Please copy every line of the records below that holds the word "this".

[begin Entries]

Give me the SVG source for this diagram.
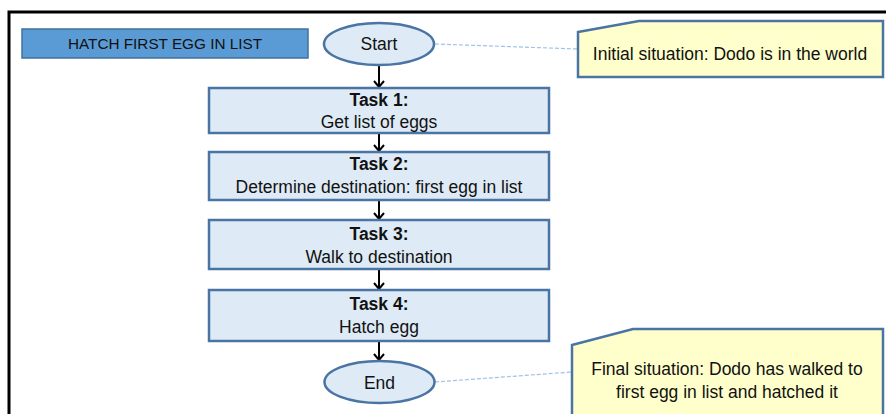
<svg xmlns="http://www.w3.org/2000/svg" width="886" height="414" viewBox="0 0 886 414">
<style>
text{font-family:"Liberation Sans",Arial,sans-serif;fill:#111;}
.box{fill:#DEEAF6;stroke:#4A74A3;stroke-width:2.5;}
.note{fill:#FFFFCC;stroke:#4A74A3;stroke-width:2.5;}
.t{font-size:17.5px;text-anchor:middle;}
.h{font-size:15.3px;text-anchor:middle;}
.b{font-weight:bold;}
.arrow{stroke:#000;stroke-width:2;fill:none;marker-end:url(#ah);}
.dash{stroke:#9DC3E6;stroke-width:1.2;stroke-dasharray:4 2;fill:none;}
</style>
<defs>
<marker id="ah" markerWidth="12" markerHeight="12" refX="10" refY="6" orient="auto" markerUnits="userSpaceOnUse" viewBox="0 0 12 12">
<path d="M4,1 L10,6 L4,11" fill="none" stroke="#000" stroke-width="2"/>
</marker>
</defs>
<rect width="886" height="414" fill="#fff"/>
<path d="M9,414 V12 H886" fill="none" stroke="#000" stroke-width="3"/>
<g id="title">
<rect x="22" y="29" width="286" height="29" fill="#5B9BD5" stroke="#41719C" stroke-width="1.5"/>
<text class="h" x="165" y="49">HATCH FIRST EGG IN LIST</text>
</g>
<g id="connectors">
<line class="arrow" x1="379" y1="65" x2="379" y2="87"/>
<line class="arrow" x1="379" y1="134" x2="379" y2="151"/>
<line class="arrow" x1="379" y1="201" x2="379" y2="219"/>
<line class="arrow" x1="379" y1="270" x2="379" y2="289"/>
<line class="arrow" x1="379" y1="342" x2="379" y2="360"/>
<line class="dash" x1="435" y1="44" x2="578" y2="49"/>
<line class="dash" x1="435" y1="382" x2="572" y2="372"/>
</g>
<g id="start">
<ellipse class="box" cx="379" cy="44" rx="55" ry="21"/>
<text class="t" x="379" y="50">Start</text>
</g>
<g id="task1">
<rect class="box" x="209" y="88" width="340" height="45"/>
<text class="t b" x="379" y="106">Task 1:</text>
<text class="t" x="379" y="128">Get list of eggs</text>
</g>
<g id="task2">
<rect class="box" x="209" y="152" width="340" height="48"/>
<text class="t b" x="379" y="170">Task 2:</text>
<text class="t" x="379" y="193">Determine destination: first egg in list</text>
</g>
<g id="task3">
<rect class="box" x="209" y="220" width="340" height="49"/>
<text class="t b" x="379" y="240">Task 3:</text>
<text class="t" x="379" y="263">Walk to destination</text>
</g>
<g id="task4">
<rect class="box" x="209" y="290" width="340" height="51"/>
<text class="t b" x="379" y="310">Task 4:</text>
<text class="t" x="379" y="333">Hatch egg</text>
</g>
<g id="end">
<ellipse class="box" cx="379.5" cy="382" rx="55" ry="21"/>
<text class="t" x="379.5" y="389">End</text>
</g>
<g id="initial">
<path class="note" d="M578,32 L639,21 H883 V77 H578 Z"/>
<text class="t" x="730" y="60">Initial situation: Dodo is in the world</text>
</g>
<g id="final">
<path class="note" d="M572,345 L633,329 H883 V420 H572 Z"/>
<text class="t" x="727" y="375">Final situation: Dodo has walked to</text>
<text class="t" x="727" y="398">first egg  in list and hatched it</text>
</g>
</svg>
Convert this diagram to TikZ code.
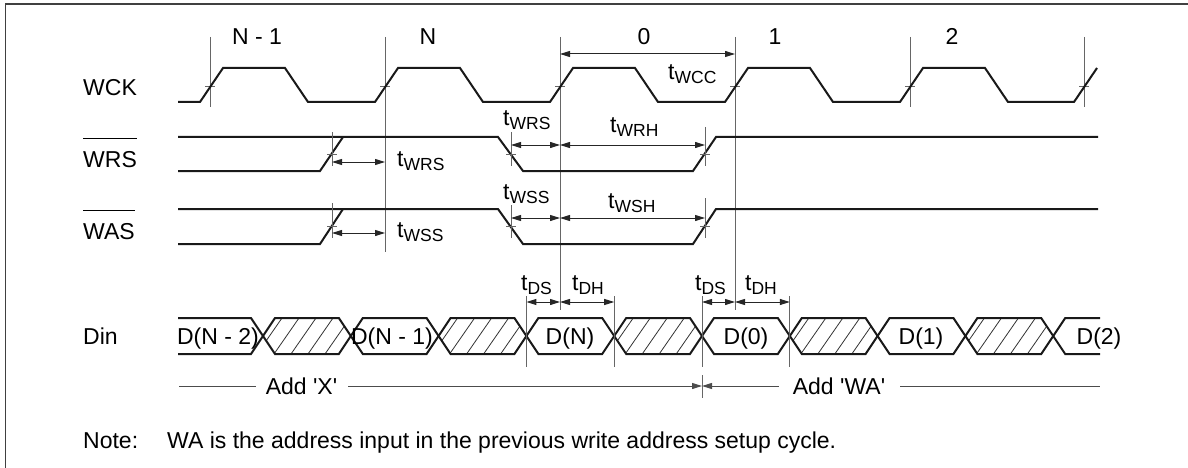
\documentclass[tikz,border=0pt]{standalone}
\usepackage{fontspec}
\setmainfont{Liberation Sans}
\usetikzlibrary{arrows.meta}
\newcommand\tsub[1]{t\raisebox{-4pt}{\fontsize{17.5}{17.5}\selectfont #1}}
\newcommand\ovlabel[1]{\vbox{\hrule height 1pt\kern 11.5pt\hbox{#1}}}
\begin{document}
\begin{tikzpicture}[x=1pt,y=-1pt,
  sig/.style={line width=2pt,black!90},
  mk/.style={line width=1pt,black!60},
  hatch/.style={line width=0.8pt,black!80},
  dimline/.style={line width=1pt,black!85,{Triangle[length=10pt,width=6pt]}-{Triangle[length=10pt,width=6pt]}},
  addline/.style={line width=1pt,black!70},
  txt/.style={font=\fontsize{23}{27}\selectfont,inner sep=0pt},
  tlab/.style={txt,anchor=base west}]
\useasboundingbox (0,0) rectangle (1188,468);
% frame
\draw[line width=1.5pt,black!75] (5.5,468) -- (5.5,4) -- (1188,4);
% row labels
\node[tlab] (lwck) at (83,96) {WCK};
\node[tlab] (lwrs) at (83,167) {\ovlabel{WRS}};
\node[tlab] (lwas) at (83,239) {\ovlabel{WAS}};
\node[tlab] (ldin) at (83,344) {Din};
% cycle numbers
\node[txt,anchor=base] (cn1) at (257,45) {N - 1};
\node[txt,anchor=base] (cn) at (428,45) {N};
\node[txt,anchor=base] (c0) at (644,45) {0};
\node[txt,anchor=base] (c1) at (775,45) {1};
\node[txt,anchor=base] (c2) at (952,45) {2};
% WCK markers
\foreach \m in {210,910,1084} \draw[mk] (\m,37) -- (\m,107);
\draw[mk] (385,37) -- (385,252);
\draw[mk] (560,37) -- (560,310);
\draw[mk] (735,37) -- (735,310);
\foreach \m in {210,385,560,735,910,1084} \draw[mk] (\m-5,87) -- (\m+5,87);
% WCK waveform
\draw[sig] (178,102) foreach \m in {210,385,560,735,910} { -- (\m-10,102) -- (\m+13,68) -- (\m+75,68) -- (\m+98,102) } -- (1074,102) -- (1097,68);
\draw[dimline] (560,54) -- (735,54);
\node[tlab] (twcc) at (668,80) {\tsub{WCC}};
% WRS
\draw[sig] (178,137) -- (498,137) -- (523,171) -- (693,171) -- (716,137) -- (1098,137);
\draw[sig] (178,171) -- (320,171) -- (343,137);
\draw[mk] (332,132) -- (332,166);
\draw[mk] (511,132) -- (511,166);
\draw[mk] (705,127) -- (705,166);
\foreach \m in {332,511,705} \draw[mk] (\m-5,154) -- (\m+5,154);
\draw[dimline] (332,162) -- (385,162);
\node[tlab] (twrsa) at (397,166) {\tsub{WRS}};
\draw[dimline] (511,145) -- (560,145);
\draw[dimline] (560,145) -- (705,145);
\node[tlab] (twrsb) at (503,126) {\tsub{WRS}};
\node[tlab] (twrh) at (610,132) {\tsub{WRH}};
% WAS
\draw[sig] (178,209) -- (498,209) -- (523,244) -- (693,244) -- (716,209) -- (1098,209);
\draw[sig] (178,244) -- (320,244) -- (343,209);
\draw[mk] (332,203) -- (332,238);
\draw[mk] (511,205) -- (511,238);
\draw[mk] (705,198) -- (705,238);
\foreach \m in {332,511,705} \draw[mk] (\m-5,226) -- (\m+5,226);
\draw[dimline] (332,233) -- (385,233);
\node[tlab] (twssa) at (397,237) {\tsub{WSS}};
\draw[dimline] (511,218) -- (560,218);
\draw[dimline] (560,218) -- (705,218);
\node[tlab] (twssb) at (503,199) {\tsub{WSS}};
\node[tlab] (twsh) at (608,208) {\tsub{WSH}};
% Din
\draw[sig] (178,318) -- (251,318) -- (263,336) -- (251,354) -- (178,354);
\foreach \k in {0,...,8} {
  \pgfmathsetmacro\a{263+87.8*\k}
  \pgfmathsetmacro\b{263+87.8*(\k+1)}
  \pgfmathtruncatemacro\ev{mod(\k,2)}
  \ifnum\ev=0
    \begin{scope}
      \clip (\a,336) -- (\a+12,318) -- (\b-12,318) -- (\b,336) -- (\b-12,354) -- (\a+12,354) -- cycle;
      \foreach \h in {-40,-23,...,100} \draw[hatch] (\a+\h,354) -- (\a+\h+25,318);
    \end{scope}
  \fi
  \draw[sig] (\a,336) -- (\a+12,318) -- (\b-12,318) -- (\b,336) -- (\b-12,354) -- (\a+12,354) -- cycle;
}
\draw[sig] (1100,318) -- (1065.2,318) -- (1053.2,336) -- (1065.2,354) -- (1100,354);
\node[txt,anchor=base] (dn2) at (218,344) {D(N - 2)};
\node[txt,anchor=base] (dn1) at (392,344) {D(N - 1)};
\node[txt,anchor=base] (dn) at (570,344) {D(N)};
\node[txt,anchor=base] (d0) at (746,344) {D(0)};
\node[txt,anchor=base] (d1) at (921,344) {D(1)};
\node[txt,anchor=base] (d2) at (1099,344) {D(2)};
% tDS / tDH
\foreach \x in {526.4,614.2,702,789.8} \draw[mk] (\x,296) -- (\x,367);
\draw[dimline] (526.4,302) -- (560,302);
\draw[dimline] (560,302) -- (614.2,302);
\draw[dimline] (702,302) -- (735,302);
\draw[dimline] (735,302) -- (789.8,302);
\node[tlab] (tdsa) at (521,290) {\tsub{DS}};
\node[tlab] (tdha) at (572,290) {\tsub{DH}};
\node[tlab] (tdsb) at (695,290) {\tsub{DS}};
\node[tlab] (tdhb) at (745,290) {\tsub{DH}};
% address lines
\node[txt,anchor=base] (addx) at (301.5,394) {Add \textquotesingle X\textquotesingle};
\node[txt,anchor=base] (addwa) at (839,394) {Add \textquotesingle WA\textquotesingle};
\coordinate (split) at (702,386);
\draw[addline] (179,386) -- (256,386);
\draw[addline,-{Triangle[length=10pt,width=6pt]}] (348,386) -- (split);
\draw[addline,{Triangle[length=10pt,width=6pt]}-] (split) -- (779,386);
\draw[addline] (900,386) -- (1100,386);
\draw[mk] (702,375) -- (702,398);
% note
\node[tlab] (note) at (83,448) {Note:};
\node[tlab] (notetext) at (167,448) {WA is the address input in the previous write address setup cycle.};
\end{tikzpicture}
\end{document}
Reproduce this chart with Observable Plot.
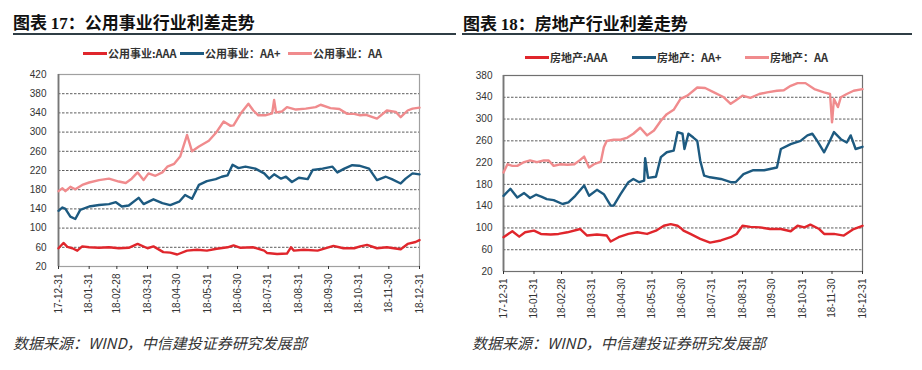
<!DOCTYPE html>
<html><head><meta charset="utf-8">
<script src="https://cdn.jsdelivr.net/npm/d3@7"></script>
<script src="https://cdn.jsdelivr.net/npm/@observablehq/plot@0.6"></script>
<style>
body{margin:0;background:#fff;width:922px;height:370px;position:relative;overflow:hidden;font-family:"Noto Sans CJK SC",sans-serif;}
.title{position:absolute;font-size:17px;font-weight:bold;color:#111;white-space:nowrap;line-height:22px;}
.title .num{font-family:"Liberation Serif",serif;}
.rule{position:absolute;top:33px;height:2px;background:#2f3d45;}
.item{position:absolute;display:flex;align-items:center;height:14px;font-size:11px;font-weight:bold;color:#333;white-space:nowrap;}
.sw{display:inline-block;width:24px;height:3px;margin-right:1px;}
.caption{position:absolute;top:333px;font-size:15px;line-height:20px;font-style:italic;color:#333;white-space:nowrap;}
.chart{position:absolute;top:60px;}
</style></head>
<body>
<div class="title" style="left:13px;top:11px">图表 <span class="num">17</span>：公用事业行业利差走势</div>
<div class="rule" style="left:13px;width:443px"></div>
<div class="title" style="left:463px;top:12px">图表 <span class="num">18</span>：房地产行业利差走势</div>
<div class="rule" style="left:462px;width:450px"></div>
<div id="leg17"></div>
<div id="leg18"></div>
<div id="c17" class="chart" style="left:0px"></div>
<div id="c18" class="chart" style="left:460px"></div>
<div class="caption" style="left:13px">数据来源：WIND，中信建投证券研究发展部</div>
<div class="caption" style="left:472px">数据来源：WIND，中信建投证券研究发展部</div>
<script>
// ---- shared axis data ----
const tickDates = ["2017-12-31","2018-01-31","2018-02-28","2018-03-31","2018-04-30","2018-05-31","2018-06-30","2018-07-31","2018-08-31","2018-09-30","2018-10-31","2018-11-30","2018-12-31"];
const tickLabels = ["17-12-31","18-01-31","18-02-28","18-03-31","18-04-30","18-05-31","18-06-30","18-07-31","18-08-31","18-09-30","18-10-31","18-11-30","18-12-31"];
const yTicks17 = [20,60,100,140,180,220,260,300,340,380,420];
const yTicks18 = [20,60,100,140,180,220,260,300,340,380];
const names17 = ["公用事业:AAA","公用事业：AA+","公用事业：AA"];
const names18 = ["房地产:AAA","房地产：AA+","房地产：AA"];
const colors = ["#e0262c","#1d5a80","#f08b8d"];

// ---- 公用事业 (chart 17) ----
const u17AAA_d = ["2017-12-31","2018-01-05","2018-01-09","2018-01-14","2018-01-19","2018-01-24","2018-01-31","2018-02-10","2018-02-20","2018-03-02","2018-03-12","2018-03-21","2018-03-31","2018-04-06","2018-04-16","2018-04-23","2018-04-30","2018-05-10","2018-05-20","2018-05-30","2018-06-09","2018-06-20","2018-06-26","2018-07-03","2018-07-16","2018-07-27","2018-07-30","2018-08-09","2018-08-19","2018-08-23","2018-08-26","2018-09-05","2018-09-19","2018-10-05","2018-10-15","2018-10-26","2018-11-01","2018-11-08","2018-11-18","2018-11-28","2018-12-12","2018-12-19","2018-12-27","2018-12-31"];
const u17AAA_v = [58,69,61,58,53,62,60,59,60,58,59,67,58,62,50,49,45,53,55,53,57,60,64,59,60,53,48,46,47,60,53,55,53,63,58,58,62,65,58,60,56,67,71,75];

const u17AAp_d = ["2017-12-31","2018-01-04","2018-01-07","2018-01-12","2018-01-17","2018-01-22","2018-01-31","2018-02-10","2018-02-20","2018-02-27","2018-03-05","2018-03-12","2018-03-22","2018-03-27","2018-04-06","2018-04-15","2018-04-23","2018-05-02","2018-05-08","2018-05-15","2018-05-22","2018-05-30","2018-06-08","2018-06-14","2018-06-20","2018-06-25","2018-07-01","2018-07-08","2018-07-18","2018-07-27","2018-08-01","2018-08-06","2018-08-13","2018-08-18","2018-08-24","2018-08-31","2018-09-09","2018-09-14","2018-09-24","2018-10-04","2018-10-09","2018-10-16","2018-10-24","2018-10-31","2018-11-10","2018-11-18","2018-11-27","2018-12-03","2018-12-12","2018-12-17","2018-12-24","2018-12-31"];
const u17AAp_v = [136,143,140,124,119,138,145,148,150,154,145,147,163,150,160,152,148,155,169,161,190,198,202,207,210,232,225,228,224,214,203,212,203,207,196,205,202,221,224,228,216,224,231,230,224,200,207,202,193,203,214,212];

const u17AA_d = ["2017-12-31","2018-01-04","2018-01-07","2018-01-12","2018-01-17","2018-01-24","2018-01-31","2018-02-10","2018-02-20","2018-03-02","2018-03-09","2018-03-15","2018-03-21","2018-03-27","2018-04-01","2018-04-08","2018-04-15","2018-04-20","2018-04-27","2018-05-03","2018-05-10","2018-05-15","2018-05-22","2018-06-01","2018-06-08","2018-06-16","2018-06-23","2018-06-26","2018-07-03","2018-07-11","2018-07-16","2018-07-21","2018-07-28","2018-08-04","2018-08-06","2018-08-08","2018-08-14","2018-08-19","2018-08-28","2018-09-07","2018-09-17","2018-09-22","2018-10-02","2018-10-11","2018-10-19","2018-10-26","2018-11-01","2018-11-07","2018-11-18","2018-11-28","2018-12-07","2018-12-12","2018-12-19","2018-12-24","2018-12-31"];
const u17AA_v = [177,183,177,186,181,190,195,200,203,197,194,203,216,200,214,209,216,228,234,249,294,260,270,282,298,322,313,314,338,359,345,335,335,339,367,341,343,352,347,349,352,357,350,348,338,338,335,336,328,345,342,331,345,349,351];

// ---- 房地产 (chart 18) ----
const r18AAA_d = ["2017-12-31","2018-01-09","2018-01-16","2018-01-22","2018-01-31","2018-02-07","2018-02-17","2018-02-25","2018-03-06","2018-03-19","2018-03-26","2018-04-05","2018-04-15","2018-04-19","2018-04-27","2018-05-07","2018-05-16","2018-05-26","2018-06-04","2018-06-12","2018-06-19","2018-06-26","2018-06-29","2018-07-02","2018-07-09","2018-07-19","2018-07-29","2018-08-09","2018-08-19","2018-08-25","2018-08-31","2018-09-08","2018-09-18","2018-09-28","2018-10-09","2018-10-19","2018-10-26","2018-11-02","2018-11-08","2018-11-17","2018-11-22","2018-12-02","2018-12-12","2018-12-22","2018-12-31"];
const r18AAA_v = [83,94,84,92,95,89,88,89,92,98,86,88,86,75,83,89,92,89,95,104,107,104,100,95,89,80,73,77,83,89,104,102,101,98,98,94,104,101,106,98,89,89,86,98,104];

const r18AAp_d = ["2017-12-31","2018-01-07","2018-01-14","2018-01-21","2018-01-27","2018-02-02","2018-02-08","2018-02-13","2018-02-20","2018-03-01","2018-03-07","2018-03-14","2018-03-23","2018-03-28","2018-04-05","2018-04-12","2018-04-19","2018-04-22","2018-04-29","2018-05-07","2018-05-12","2018-05-18","2018-05-23","2018-05-24","2018-05-27","2018-06-04","2018-06-09","2018-06-15","2018-06-22","2018-06-26","2018-07-01","2018-07-03","2018-07-07","2018-07-12","2018-07-16","2018-07-19","2018-07-23","2018-07-29","2018-08-09","2018-08-19","2018-08-24","2018-09-01","2018-09-11","2018-09-22","2018-10-05","2018-10-09","2018-10-19","2018-10-29","2018-11-05","2018-11-10","2018-11-15","2018-11-22","2018-11-27","2018-12-02","2018-12-09","2018-12-15","2018-12-19","2018-12-24","2018-12-31"];
const r18AAp_v = [159,172,156,164,155,161,157,153,151,144,147,159,178,159,170,162,141,141,162,184,190,184,187,228,192,194,230,239,242,276,273,245,273,266,260,224,196,193,190,184,184,199,206,206,211,245,254,260,270,273,260,239,257,276,263,257,270,245,249];

const r18AA_d = ["2017-12-31","2018-01-04","2018-01-09","2018-01-14","2018-01-21","2018-01-27","2018-02-03","2018-02-10","2018-02-15","2018-02-20","2018-02-27","2018-03-06","2018-03-13","2018-03-19","2018-03-23","2018-03-28","2018-04-02","2018-04-09","2018-04-12","2018-04-15","2018-04-22","2018-04-29","2018-05-06","2018-05-12","2018-05-19","2018-05-26","2018-06-02","2018-06-09","2018-06-15","2018-06-22","2018-06-29","2018-07-06","2018-07-16","2018-07-24","2018-08-02","2018-08-12","2018-08-19","2018-08-24","2018-08-31","2018-09-08","2018-09-17","2018-09-25","2018-10-05","2018-10-12","2018-10-19","2018-10-26","2018-11-03","2018-11-12","2018-11-22","2018-11-28","2018-11-30","2018-12-02","2018-12-06","2018-12-09","2018-12-15","2018-12-22","2018-12-31"];
const r18AA_v = [202,217,214,214,221,224,221,224,224,214,217,216,217,225,231,211,217,222,248,260,262,262,266,273,284,270,279,297,309,317,337,343,358,357,349,340,328,334,343,339,346,349,352,353,361,366,366,355,349,346,294,337,322,340,346,352,355];

// ---- build rows ----
function rows(dates, vals, s) { return dates.map((d, i) => ({date: new Date(d), value: vals[i], series: s})); }
const data17 = [...rows(u17AAA_d, u17AAA_v, names17[0]), ...rows(u17AAp_d, u17AAp_v, names17[1]), ...rows(u17AA_d, u17AA_v, names17[2])];
const data18 = [...rows(r18AAA_d, r18AAA_v, names18[0]), ...rows(r18AAp_d, r18AAp_v, names18[1]), ...rows(r18AA_d, r18AA_v, names18[2])];

const labelOf = new Map(tickDates.map((d, i) => [+new Date(d), tickLabels[i]]));
const tickDateObjs = tickDates.map(d => new Date(d));

function chart(o) {
  return Plot.plot({
    width: o.width, height: 265,
    marginLeft: o.ml, marginRight: o.mr, marginTop: o.mt, marginBottom: o.mb,
    style: {fontFamily: "'Liberation Sans', Arial, sans-serif", fontSize: "10px", color: "#333", background: "none", overflow: "visible"},
    x: {type: "utc", domain: [tickDateObjs[0], tickDateObjs[tickDateObjs.length - 1]]},
    y: {domain: [o.yTicks[0], o.yTicks[o.yTicks.length - 1]]},
    color: {domain: o.names, range: colors},
    marks: [
      Plot.ruleY(o.yTicks.slice(1, -1), {stroke: "#333", strokeWidth: 0.8, strokeDasharray: "2.5,1.5"}),
      Plot.frame({stroke: o.frame, strokeWidth: 1.2}),
      Plot.ruleX([tickDateObjs[0]], {stroke: "#777", strokeWidth: 1.8}),
      Plot.line(o.data, {x: "date", y: "value", z: "series", stroke: "series", strokeWidth: 2.4, strokeLinejoin: "round"}),
      Plot.axisY({ticks: o.yTicks, tickSize: 0, tickPadding: o.yPad, label: null}),
      Plot.axisX({ticks: tickDateObjs, tickFormat: d => labelOf.get(+d), tickRotate: -90, tickSize: 3, tickPadding: 4, label: null})
    ]
  });
}

document.getElementById("c17").append(chart({data: data17, names: names17, yTicks: yTicks17, width: 460, ml: 58, mr: 41, mt: 14, mb: 59, yPad: 12, frame: "#a0a0a0"}));
document.getElementById("c18").append(chart({data: data18, names: names18, yTicks: yTicks18, width: 462, ml: 43, mr: 60, mt: 15, mb: 54, yPad: 11, frame: "#707070"}));

function legend(id, names, xs, top) {
  const el = document.getElementById(id);
  names.forEach((n, i) => {
    const it = document.createElement("div");
    it.className = "item";
    it.style.left = xs[i] + "px";
    it.style.top = top + "px";
    it.innerHTML = `<span class="sw" style="background:${colors[i]}"></span><span>${n}</span>`;
    el.append(it);
  });
}
legend("leg17", names17, [83, 180, 288], 46);
legend("leg18", names18, [525, 632, 745], 50);
</script>
</body></html>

[end Entries]

Written answer:
Give me the SVG source for this diagram.
Convert this diagram to TikZ code.
Reproduce this chart with Observable Plot.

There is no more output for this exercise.